→ **WHAT TO WORK ON**
Everything from the first line to the line containing "(669bp,698bp) -- (669bp,0bp);" is to be repeated exactly; nothing past it.
** BEGIN SUPPLIED DATA **
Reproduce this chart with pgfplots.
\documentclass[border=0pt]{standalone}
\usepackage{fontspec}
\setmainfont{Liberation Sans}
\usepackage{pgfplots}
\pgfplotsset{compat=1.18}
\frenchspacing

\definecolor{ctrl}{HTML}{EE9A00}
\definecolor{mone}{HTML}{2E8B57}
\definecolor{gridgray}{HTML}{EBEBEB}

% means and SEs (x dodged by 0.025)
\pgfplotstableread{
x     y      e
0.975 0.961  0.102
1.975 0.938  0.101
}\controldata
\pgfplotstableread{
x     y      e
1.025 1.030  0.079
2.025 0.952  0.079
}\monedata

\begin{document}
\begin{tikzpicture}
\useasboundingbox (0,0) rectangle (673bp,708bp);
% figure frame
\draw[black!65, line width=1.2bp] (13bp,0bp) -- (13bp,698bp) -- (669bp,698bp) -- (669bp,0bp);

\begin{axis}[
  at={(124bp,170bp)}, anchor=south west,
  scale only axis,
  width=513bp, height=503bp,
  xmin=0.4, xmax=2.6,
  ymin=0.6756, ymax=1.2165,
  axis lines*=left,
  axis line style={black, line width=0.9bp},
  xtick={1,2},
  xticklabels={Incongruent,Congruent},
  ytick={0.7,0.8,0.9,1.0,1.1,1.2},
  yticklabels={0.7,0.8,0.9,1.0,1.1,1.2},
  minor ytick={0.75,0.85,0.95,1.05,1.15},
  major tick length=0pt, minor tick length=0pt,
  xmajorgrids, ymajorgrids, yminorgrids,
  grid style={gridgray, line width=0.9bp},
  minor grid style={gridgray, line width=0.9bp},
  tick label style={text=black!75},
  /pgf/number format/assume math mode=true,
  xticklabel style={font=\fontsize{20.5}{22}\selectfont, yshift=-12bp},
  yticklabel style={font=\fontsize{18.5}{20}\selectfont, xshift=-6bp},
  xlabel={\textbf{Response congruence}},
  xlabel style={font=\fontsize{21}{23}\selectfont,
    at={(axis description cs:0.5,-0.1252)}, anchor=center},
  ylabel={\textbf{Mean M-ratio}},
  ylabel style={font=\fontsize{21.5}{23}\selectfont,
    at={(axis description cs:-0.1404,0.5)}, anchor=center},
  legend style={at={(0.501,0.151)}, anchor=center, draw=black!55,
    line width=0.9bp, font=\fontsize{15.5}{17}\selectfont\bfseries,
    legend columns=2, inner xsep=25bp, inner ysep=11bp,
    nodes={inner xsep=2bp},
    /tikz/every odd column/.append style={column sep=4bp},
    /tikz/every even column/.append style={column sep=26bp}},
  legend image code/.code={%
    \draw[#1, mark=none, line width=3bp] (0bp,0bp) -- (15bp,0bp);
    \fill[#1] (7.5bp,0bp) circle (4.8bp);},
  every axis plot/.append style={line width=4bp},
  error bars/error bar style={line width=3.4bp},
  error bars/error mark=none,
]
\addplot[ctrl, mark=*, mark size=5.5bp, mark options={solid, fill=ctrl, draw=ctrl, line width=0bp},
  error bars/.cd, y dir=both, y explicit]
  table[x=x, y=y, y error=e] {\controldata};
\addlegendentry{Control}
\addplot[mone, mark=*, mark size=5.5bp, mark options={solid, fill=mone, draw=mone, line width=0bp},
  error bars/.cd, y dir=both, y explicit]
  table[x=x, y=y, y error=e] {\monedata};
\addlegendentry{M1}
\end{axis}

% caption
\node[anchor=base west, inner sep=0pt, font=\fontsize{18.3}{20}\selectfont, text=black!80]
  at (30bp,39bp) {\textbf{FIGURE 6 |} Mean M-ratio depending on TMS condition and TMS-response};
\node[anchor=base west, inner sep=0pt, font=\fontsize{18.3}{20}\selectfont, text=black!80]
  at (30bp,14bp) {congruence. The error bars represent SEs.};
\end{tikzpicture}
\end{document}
** END SUPPLIED DATA **
→ **FULL SOLUTION**
Reproduce this chart with pgfplots.
\documentclass[border=0pt]{standalone}
\usepackage{fontspec}
\setmainfont{Liberation Sans}
\usepackage{pgfplots}
\pgfplotsset{compat=1.18}
\frenchspacing

\definecolor{ctrl}{HTML}{EE9A00}
\definecolor{mone}{HTML}{2E8B57}
\definecolor{gridgray}{HTML}{EBEBEB}

% means and SEs (x dodged by 0.025)
\pgfplotstableread{
x     y      e
0.975 0.961  0.102
1.975 0.938  0.101
}\controldata
\pgfplotstableread{
x     y      e
1.025 1.030  0.079
2.025 0.952  0.079
}\monedata

\begin{document}
\begin{tikzpicture}
\useasboundingbox (0,0) rectangle (673bp,708bp);
% figure frame
\draw[black!65, line width=1.2bp] (13bp,0bp) -- (13bp,698bp) -- (669bp,698bp) -- (669bp,0bp);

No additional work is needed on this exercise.